On Prosodic Modification of Speech

University dissertation from Stockholm : KTH

Author: Barbara Resch; Kth.; [2006]

Abstract: Prosodic modification has become of major theoretical and practical interest in the field of speech processing research over the last decades. Algorithms for time and pitch scaling are used both for speech modification and for speech synthesis. The thesis consists of an introduction providing an overview and discussion of existing techniques for time and pitch scaling and of three research papers in this area.In paper A a system for time synchronization of speech is presented. It performs an alignment of two utterances of the same sentence, where one of the utterances is modified in time scale so as to be synchronized with the other utterance. The system is based on Dynamic Time Warping (DTW) and the Waveform Similarity Overlap and Add (WSOLA) method, a technique for time scaling of speech signals.
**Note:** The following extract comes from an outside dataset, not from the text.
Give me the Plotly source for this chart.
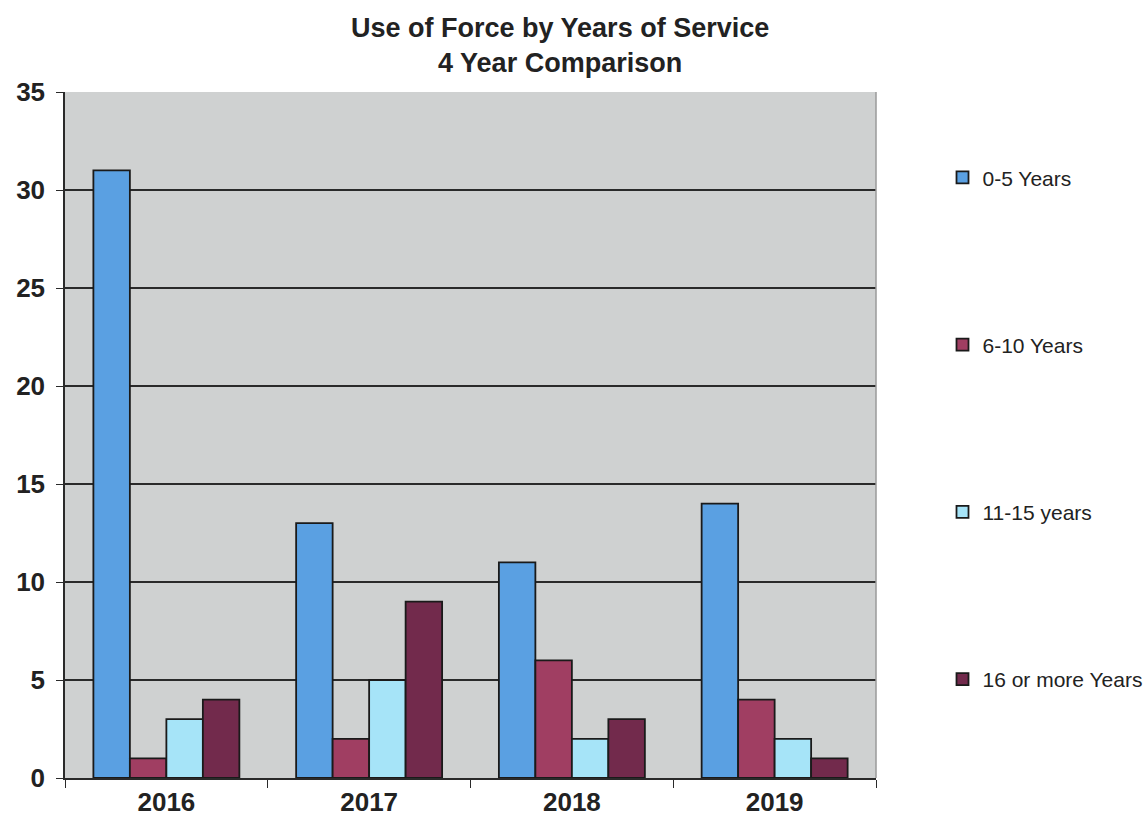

Paper B and C complement each other and present a novel speech representation system that facilitates both time and pitch scaling of speech signals. Paper A describes a method to warp a signal with time-varying pitch to a signal with constant pitch. For this an accurate continuous pitch track is needed. The continuous pitch track is described as a B-spline expansion with coefficients that are selected to maximize a periodicity criterion. The warping to a constant pitch corresponds to the first stage of the system presented in paper C, which describes a two-stage transform that exploits long-term periodicity to obtain a sparse representation of speech. The new system facilitates a decomposition into a voiced and unvoiced component.